The Water Act must set some mechanism in place to reduce the demand for water resources by large consumers like this. The following conditions must apply:

•    Water meters on all outlets from a public utilities and consumption paid for on / liter
basis. No Exceptions
•   Provide leadership to the community through education in ways to reduce water use.
•   Building Permits issued by any authority must specify the maximum flow rates for all fixtures
within the proposed building. Enforcement through inspections and audits. This would apply to
hotels and residential homes and business.
•    Planning and Review Boards must impose restrictions on all new and upgrades to all
buildings and structures to insure drainage systems have "Detention and Retention" capacities built
in to any construction project. This includes residential buildings and subdivisions, ie. dry wells
draining roofs and drive ways.  This will increase recharge and reduce the risk of recreating
Winter River situation.

We must be care full not to build expectations into this imitative like the buffer zone legislation
did to large degree. Fifteen meter Buffer Zones solves very little given the very large row crop
industry on PEI,  if we do not apply Soil Management Techniques up slope.
In the early 1990's T. l. Chow, Herb Reese, and J.L. Daigle conducted a study on the Effectiveness
of Terraces/ Grassed Waterway System for Soil and Water Conservation: A field Evaluation where they
monitored all the water applied to two plots of land, 9 acres and 16 acres over a five year period.
A 16 acre plot was soil managed with terraces and grassed water ways. The smaller plot 9 acres was
farmed over the study period with potatoes reared up and down slope.

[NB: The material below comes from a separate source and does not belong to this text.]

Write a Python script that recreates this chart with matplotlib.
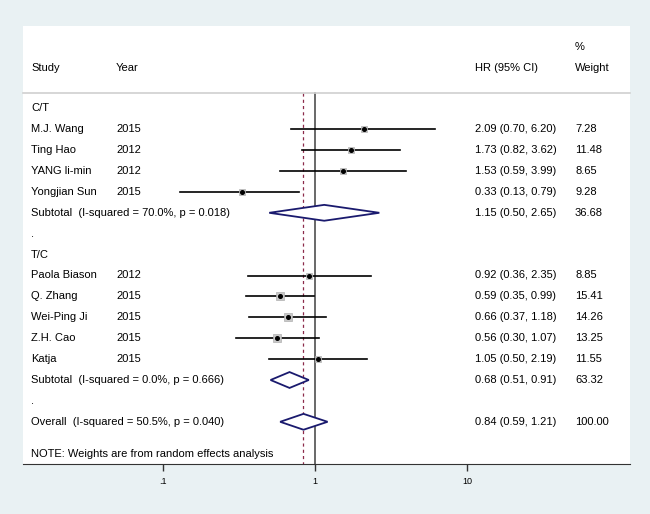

The plots were in the same
general area with both having an average slope of approximately 5.5 %. Potatoes were reared in the
study area three years in five. ( Grain 1990, potatoes 1991, potatoes 1992, Grain 1993 and potatoes 1994 ) The average rain fall over the five years was 650.5 mm, the soil loss from the soil managed rearing area was reduced to  1.7 ton / acre while the up and down slope lost 20.7 tons / acre.  A second consideration was the difference in moisture retained in the soil managed area was 150 mm over the up and down slope rearing area. This is significant and equivalent to 6 inches of moisture that would not have to added to the crop to realize the same yield and quality.
This information is not well communicated to the agricultural industry but clearly is would reduce
the demand for irrigation waters from deep water wells that is now on the table and to a large
extent the reason for the Water Act discussions.
It is the view of the author that any further consideration on the high volume irrigation wells we
must consider that several conditions be applied to any license or permit issued in this area.
The following conditions must be included and commitment to enforced them before any
permit are issued:

•   That any lands to be serviced by a  "Water Withdrawal or Extraction Permit" must have
demonstrate and maintain compliance with a full Three year Crop Rotation not 2 in 5 a full three
crop rotation on all lands receiving irrigation waters from surface and ground water sources.
•   That any lands to be serviced by a  "Water Withdrawal or Extraction Permit must be soil
managed, designed by qualified Soil Management Specialist prior to any water extraction.
•   That any lands to be serviced by a  "Water Withdrawal or Extraction Permit must
be treated using "Dammer Dyker" technologies during the potato production cycle.
•    Establish a clear monitoring protocol for all those receiving permits, regarding volume of
water drawn, date, time etc.
•    The Issuing Authority must design and enforce an audit protocol to monitor all
water withdrawl permits.  No Exceptions or exclusions
•   Draft the Water Act to provide for Condition of License with clear compliance requirements
•    Failure to meet any or all to Conditions of License will result in cancellation of License for
the season or some number of years.
•    Some or all of the above Condition of License must apply to all permit holders Agricultural,
Industrial, Public Utilities and all Municipalities

Prince Edward Island has enjoyed an abundance of surface and ground water resources and we
must adjust our expectations to the new reality the landscape and ground cover has changed over the
past decades. This has changed the water cycle on PEI so we must account for that as we plan for
future demands.
At this same time we on PEI have enjoyed a great bounty of shellfish from our bays and estuaries.
The mussel industry for example has grown where in 1981, 108 thousand pounds of mussels were sold
commercially  to 2015 the annual sales are now in the order of 55 million. In fact PEI supplies 80
% of the fresh cultured mussels sold in North America.
PEI enjoyed this "growth and development in the shell fish industry because we have an agriculture
industry not in spite of it".
There is no doubt we have some of the most productive bays and
estuaries in Eastern North America. We must create a balance with in the ecosystems we are
exploiting,. We are presently out of balance, we must use this opportunity to  develop  a Water Act
to move the dial towards this balance.
Thank you for the opportunity to provide input.